No, it is not our nature to love, but neither is it against our nature. Rather, it is above our nature; it is something we reach for, strive for, because it is aspirational, inspirational, because it is a noble ideal.
And it is not easy. To truly love another human being will likely be the most difficult, and rewarding, and difficult, thing you will ever have to do in your life. It is an overcoming of oneself, in order to truly reach, and connect with, another. What is meaningful won’t always make you happy, just as how feeling good is not always the same as feeling right. Because you cannot ever build a meaningful life if you see and treat the world and other people as existing to simply serve your own needs. Because the truth is, in order to have a meaningful life, you have to do just the opposite.
Love is truly seeing, and caring, about another human being’s existence and welfare. It is wanting to be there for someone, to support them and help them grow; to make a difference in someone’s life; to share in and care about someone else’s happiness and struggles other than your own. Even when it’s hard.
Even, and especially, when you don’t really want to. Because when everything in life is transient, love becomes the only thing that endures. Indeed, it is the only thing that can endure life. Because regardless of how successful you are, how well-traveled, well-educated, well-heeled, well-fed; regardless of all your accomplishments and accolades and accoutrements, a life without love, without the love of others, without loving others — this life, it will always feel empty.
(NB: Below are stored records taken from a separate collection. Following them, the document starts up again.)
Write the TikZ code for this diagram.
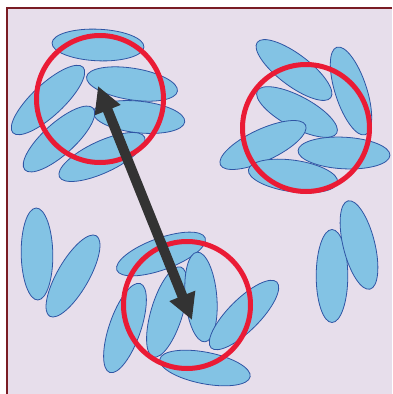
\documentclass[tikz,border=0pt]{standalone}
\usetikzlibrary{arrows.meta}
\definecolor{bgcol}{HTML}{E7DEEB}
\definecolor{framecol}{HTML}{7A1C24}
\definecolor{ellfill}{HTML}{83C3E4}
\definecolor{elldraw}{HTML}{2F55A4}
\definecolor{ringcol}{HTML}{EA1B35}
\definecolor{arrcol}{HTML}{333333}
\newcommand\mygrain[4]{\draw[grain, rotate around={-#4:(#1,#2)}] (#1,#2) ellipse (#3 and 15.8);}
\begin{document}
\begin{tikzpicture}[x=1pt,y=-1pt,
  grain/.style={fill=ellfill,draw=elldraw,line width=0.8pt},
  redring/.style={draw=ringcol,line width=5pt},
  bigarrow/.style={draw=arrcol,line width=10pt,
    {Triangle[length=26pt,width=26pt]}-{Triangle[length=26pt,width=26pt]}}]
\useasboundingbox (0,0) rectangle (392,394);
\fill[white] (0,0) rectangle (392,394);
\fill[bgcol] (7,8) rectangle (392,394);
\draw[framecol,line width=2pt] (7,394) -- (7,8) -- (392,8);
% top-left cluster
\mygrain{98}{45}{46}{2.5}
\mygrain{48}{100}{48}{-43}
\mygrain{132}{84}{46}{9}
\mygrain{139}{117}{46}{6}
\mygrain{59}{139}{46}{-42}
\mygrain{102}{157}{47}{-25}
% top-right cluster
\mygrain{294}{70}{46}{37}
\mygrain{351}{91}{46}{72}
\mygrain{297}{112}{45}{28}
\mygrain{263}{145}{47}{-25}
\mygrain{344}{153}{46}{3}
\mygrain{293}{176}{45}{8}
% bottom-left pair
\mygrain{37}{254}{46}{89}
\mygrain{73}{276}{46.5}{-60}
% bottom cluster
\mygrain{161}{254}{47}{-20}
\mygrain{125}{328}{47}{-71}
\mygrain{167}{312}{47}{-73}
\mygrain{201}{297}{45}{85}
\mygrain{244}{315}{46.5}{-45}
\mygrain{205}{368}{46}{11}
% bottom-right pair
\mygrain{332}{276}{46.5}{90}
\mygrain{359}{245}{45.5}{76}
% red rings
\draw[redring] (100,99) circle (63.5);
\draw[redring] (306,128) circle (63.5);
\draw[redring] (187,305) circle (63.5);
% arrow
\coordinate (p) at (98,86);
\coordinate (q) at (192,320);
\draw[bigarrow] (p) -- (q);
\end{tikzpicture}
\end{document}
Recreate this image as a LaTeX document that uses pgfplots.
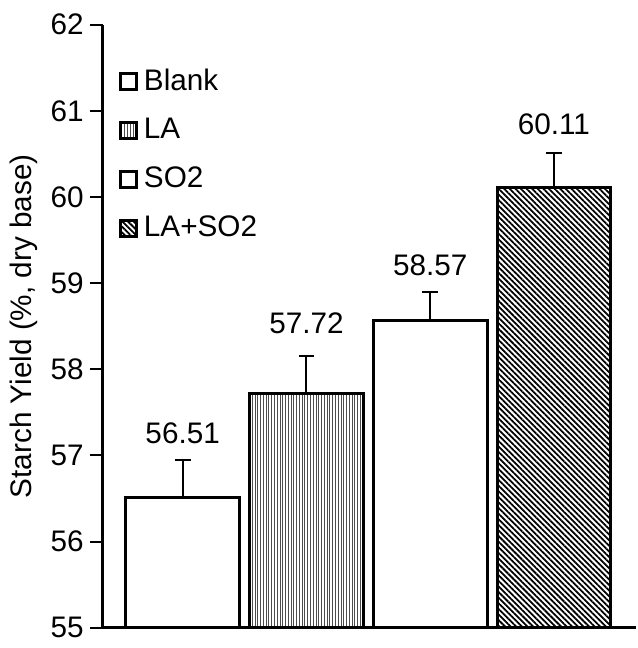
\documentclass[border=0pt]{standalone}
\usepackage{fontspec}
\setmainfont{Liberation Sans}
\usepackage{pgfplots}
\pgfplotsset{compat=1.18}
\usetikzlibrary{patterns.meta}
\pgfplotsset{
  myerr/.style={error bars/.cd, y dir=plus, y explicit,
    error bar style={line width=1pt, black, solid},
    error mark=-,
    error mark options={rotate=90, line width=1pt, mark size=4pt, black, solid}},
}
\begin{document}
\fontsize{15}{18}\selectfont
\begin{tikzpicture}
\begin{axis}[
  scale only axis, width=269pt, height=304.5pt,
  xmin=-0.644, xmax=3.66, ymin=55, ymax=62,
  axis x line*=bottom, axis y line*=left,
  axis line style={line width=1.5pt, -},
  xtick=\empty,
  ytick={55,56,...,62},
  tick align=outside, major tick length=6.5pt,
  tick style={line width=1pt, black},
  /pgf/number format/assume math mode=true,
  ticklabel style={font=\fontsize{15}{18}\selectfont},
  yticklabel style={inner xsep=3pt},
  ylabel={Starch Yield (\%, dry base)},
  ylabel style={font=\fontsize{15}{18}\selectfont, at={(axis description cs:-0.1487,0.5)}, anchor=center},
  ybar, bar width=57.5pt, bar shift=0pt,
  legend image code/.code={\draw[#1, line width=1.5pt] (0pt,-4pt) rectangle (8pt,4pt);},
  legend style={draw=none, fill=none, at={(axis description cs:0,1)}, anchor=north west,
     xshift=5pt, yshift=-18pt, font=\fontsize{15}{18}\selectfont, row sep=8pt,
     nodes={inner xsep=3pt}},
  legend cell align=left,
  clip=false,
]
\addplot[draw=black, line width=1.5pt, fill=white, myerr]
  coordinates {(0,56.51) +- (0,0.44)};
\addlegendentry{Blank}
\addplot[draw=black, line width=1.5pt, pattern={Lines[angle=90, distance=1.4pt, line width=0.5pt]}, pattern color=black!70, myerr]
  coordinates {(1,57.72) +- (0,0.44)};
\addlegendentry{LA}
\addplot[draw=black, line width=1.5pt, fill=white, myerr]
  coordinates {(2,58.57) +- (0,0.33)};
\addlegendentry{SO2}
\addplot[draw=black, line width=1.5pt, pattern={Lines[angle=-45, distance=2pt, line width=0.9pt]}, pattern color=black, myerr]
  coordinates {(3,60.11) +- (0,0.40)};
\addlegendentry{LA+SO2}
\addplot[forget plot, draw=none, fill=none, nodes near coords, point meta=explicit symbolic,
  nodes near coords style={anchor=center, inner sep=0pt, font=\fontsize{15}{18}\selectfont}]
  coordinates {(0,57.26)[56.51] (1,58.53)[57.72] (2,59.21)[58.57] (3,60.84)[60.11]};
\end{axis}
\path (current axis.south west) ++(-49pt,-7pt) rectangle ++(318pt,324pt);
\end{tikzpicture}
\end{document}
For in the face of our inescapable mortality and certain death, everything that is trivial falls away, melts away, and all we are left with is: Love. At the end of the day, at the end of it all, all we have is love. All we have is each other. To miss that, to not realize it and act on it, is to miss the fullness, the richness, the flesh of your entire existence.
To have never loved is simply to have never lived.
And we are here to live.
So live. Be vulnerable. Take chances, risks. Even when you’re afraid. Especially then. Get hurt trying, because all that means is you are living, you are alive. Learn from your mistakes. Get better at loving. Tell people how you feel, really feel, about them. Tell people you love them. Show people you love them. Love yourself. Let people love you. Care. And then, just when you think you can’t anymore, care some more.
Give a fuck about someone, something, anything. Give many, many fucks. Give all the fucks you can.
Because ultimately, the things that are the hardest for us to endure and accomplish usually end up becoming the things we are most proud about in life, and in ourselves. Because they are the things that teach us the most about ourselves, that grow us, expand us, show us what we are capable of, remind us that we can always do more, than what we think we can. And that we should always try to do more, than what we think we can.
For life, and love, is about reaching: reaching up, above ourselves, for our highest selves; reaching down, within, for strength and depth and meaning; and reaching out, outside of ourselves, to touch other people’s lives and allow their lives to touch and affect our own. When you love, you sink into something that is larger than yourself, and become part of something greater, something that surpasses and encompasses your one, single, solitary blink of an existence.
To have done that, felt that, known that, even just for a second, I think — to have lived a life well-loved, and to have loved well, is to have a life well-lived. And I think, at the root of it all, the heart of it all, a life well-lived…is about all we can ever really ask for.
And in my heart, it is all that I ask for, for you.